3.1. 1. Load, Decode and Precache
In order to avoid the expense of loading and decoding an image file every time the pipeline needs to be rerun, the pipeline loads and decodes the image at its full size once, and saves the resulting data in a cache, and, on subsequent requests, uses the cached copy whenever possible. The cached version is discarded automatically after 180 seconds without being requested again to conserve memory.
The image data is loaded from a photo’s backing file, which may be one of three files: its master file (the original photo), a mimic file (which is a full-sized JPEG of the photo file, generated when decoding the master file is slow or expensive, i.e. RAW, or an editable file (which is a full-sized version of the photo with all transformations applied; it’s then made available to external editors for them to modify, thereby preserving the master).

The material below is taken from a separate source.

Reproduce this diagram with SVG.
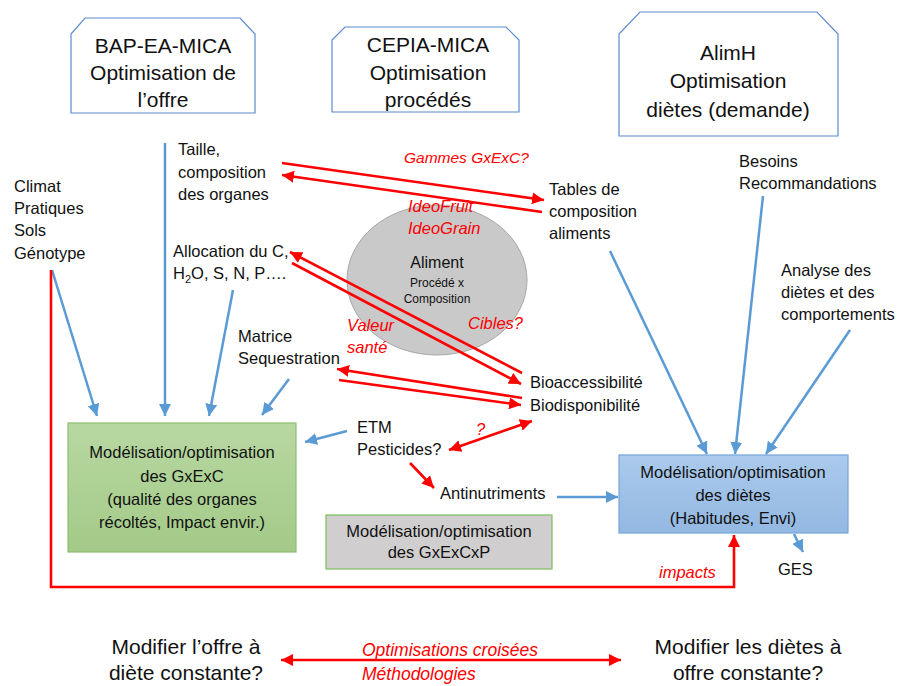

After the cache has been populated, all subsequent pipeline steps operate on the cached copy.
3.2. 2. Red-eye reduction
Red-eye reductions are stored in the database in the unscaled, unrotated photo’s coordinate system. Because the image is not yet scaled or rotated at this point, the coordinates are applied to the image data at the unscaled, unspecified coordinates.
3.3. 3. Straightening
The straightening angle is stored in the database in degrees. The image is rotated to this angle, translated slightly so that all pixels would fall inside the quadrant containing +x, +y, and the result is stored in a pixbuf large enough to fit the entire rotated image.
3.4. 4. Crop
The crop region is stored in unscaled, but straightened coordinates; that is, the full size of the pixbuf created in the straightening step is taken into account, and the crop region is moved and reduced appropriately when the straightening angle changes to keep all of its corners inside the image. The crop region is applied to the pixbuf created by the straightening step.
3.5. 5. Scaling
If the requested scale is smaller than the full-sized image, the red-eyed, straightened, cropped image from above is scaled down to match the scale, and the result is saved in a pixbuf. This is done before color adjustment to possibly reduce the number of pixels that color arithmetic will have to be applied to.
3.6. 6. Color Adjustment
Each color adjustment is applied via the PhotoTransformer class, which coalesces the stored color adjustments, looks for optimizations, and applies the transformations in one loop. Scaled load-and-decode and color adjusment are the the most time-consuming operations in the pipeline. Color adjustment performs multiple floating-point operations on each pixel in the pixbuf, and will be the subject of further optimizations.
3.7. 7. Orientation
Finally, the pixbuf is rotated to match the stored orientation. Some cameras with accelerometers can detect the orientation of the camera and store an appropriate field in their EXIF data. Thus, even an untransformed photo in Shotwell may still have at least one transformation applied in real-time. Even a newly imported photo is not touched to fix-up orientation. This would result in quality loss due to re-encoding.
Note that if Shotwell is built with MEASURE_PIPELINE defined (use the configure script), Shotwell will log timing information on each step of the pipeline.